STORED DATA:
::::::::::

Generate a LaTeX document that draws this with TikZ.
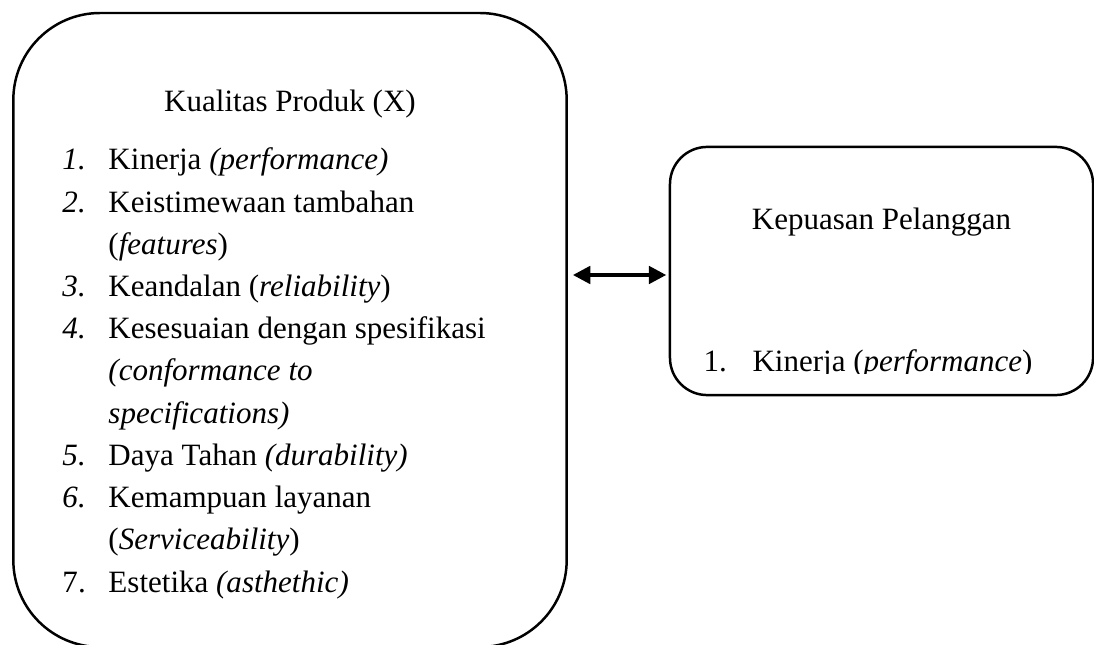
\documentclass[tikz,border=0pt]{standalone}
\usepackage{fontspec}
\setmainfont{Liberation Serif}
\usetikzlibrary{positioning,arrows.meta}

\begin{document}
\begin{tikzpicture}[x=0.403pt,y=-0.403pt,
    font=\fontsize{12.5}{17}\selectfont,
    box/.style={draw,line width=1pt,rectangle},
    item/.style={anchor=base west,inner sep=0pt},
    biarrow/.style={{Triangle[length=7pt,width=7pt]}-{Triangle[length=7pt,width=7pt]},line width=1.5pt}]
  \useasboundingbox (0,0) rectangle (1094,645);
  \clip (0,0) rectangle (1094,645);

  % kotak variabel
  \node[box,rounded corners=35pt,minimum width=223pt,minimum height=255.5pt] (kualitas) at (290,330) {};
  \node[box,rounded corners=15pt,minimum width=170.5pt,minimum height=100pt] (kepuasan) at (881.5,271) {};
  \coordinate (panah) at (kepuasan.west |- 0,275);

  % isi kotak kiri
  \node[anchor=base] (judulX) at (290,112) {Kualitas Produk (X)};
  \foreach \num/\txt [count=\i from 0] in {
      \textit{1.}/{Kinerja \textit{(performance)}},
      \textit{2.}/{Keistimewaan tambahan},
      {}/{(\textit{features})},
      \textit{3.}/{Keandalan (\textit{reliability})},
      \textit{4.}/{Kesesuaian dengan spesifikasi},
      {}/{\textit{(conformance to}},
      {}/{\textit{specifications)}},
      \textit{5.}/{Daya Tahan \textit{(durability)}},
      \textit{6.}/{Kemampuan layanan},
      {}/{(\textit{Serviceability})},
      7./{Estetika \textit{(asthethic)}}}
  {
    \node[item] (no\i) at (62,170+42.2*\i) {\num};
    \node[item] (it\i) at (108,170+42.2*\i) {\txt};
  }

  % isi kotak kanan
  \node[anchor=base] (judulY) at (881.5,230) {Kepuasan Pelanggan};
  \begin{scope}
    \clip (670,147) rectangle (1093,374);
    \node[item] (noY) at (703,372) {1.};
    \node[item] (itY) at (752,372) {Kinerja (\textit{performance})};
  \end{scope}

  \draw[biarrow,shorten <=2pt,shorten >=1pt] (kualitas.east |- panah) -- (panah);
\end{tikzpicture}
\end{document}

::::::::::

THE TASK: Leave out the pictures and output the rest of the material exactly as written.

FINISHED ANSWER:
Generate a LaTeX document that draws this with TikZ.
\documentclass[tikz,border=0pt]{standalone}
\usepackage{fontspec}
\setmainfont{Liberation Serif}
\usetikzlibrary{positioning,arrows.meta}

\begin{document}
\begin{tikzpicture}[x=0.403pt,y=-0.403pt,
    font=\fontsize{12.5}{17}\selectfont,
    box/.style={draw,line width=1pt,rectangle},
    item/.style={anchor=base west,inner sep=0pt},
    biarrow/.style={{Triangle[length=7pt,width=7pt]}-{Triangle[length=7pt,width=7pt]},line width=1.5pt}]
  \useasboundingbox (0,0) rectangle (1094,645);
  \clip (0,0) rectangle (1094,645);

  % kotak variabel
  \node[box,rounded corners=35pt,minimum width=223pt,minimum height=255.5pt] (kualitas) at (290,330) {};
  \node[box,rounded corners=15pt,minimum width=170.5pt,minimum height=100pt] (kepuasan) at (881.5,271) {};
  \coordinate (panah) at (kepuasan.west |- 0,275);

  % isi kotak kiri
  \node[anchor=base] (judulX) at (290,112) {Kualitas Produk (X)};
  \foreach \num/\txt [count=\i from 0] in {
      \textit{1.}/{Kinerja \textit{(performance)}},
      \textit{2.}/{Keistimewaan tambahan},
      {}/{(\textit{features})},
      \textit{3.}/{Keandalan (\textit{reliability})},
      \textit{4.}/{Kesesuaian dengan spesifikasi},
      {}/{\textit{(conformance to}},
      {}/{\textit{specifications)}},
      \textit{5.}/{Daya Tahan \textit{(durability)}},
      \textit{6.}/{Kemampuan layanan},
      {}/{(\textit{Serviceability})},
      7./{Estetika \textit{(asthethic)}}}
  {
    \node[item] (no\i) at (62,170+42.2*\i) {\num};
    \node[item] (it\i) at (108,170+42.2*\i) {\txt};
  }

  % isi kotak kanan
  \node[anchor=base] (judulY) at (881.5,230) {Kepuasan Pelanggan};
  \begin{scope}
    \clip (670,147) rectangle (1093,374);
    \node[item] (noY) at (703,372) {1.};
    \node[item] (itY) at (752,372) {Kinerja (\textit{performance})};
  \end{scope}

  \draw[biarrow,shorten <=2pt,shorten >=1pt] (kualitas.east |- panah) -- (panah);
\end{tikzpicture}
\end{document}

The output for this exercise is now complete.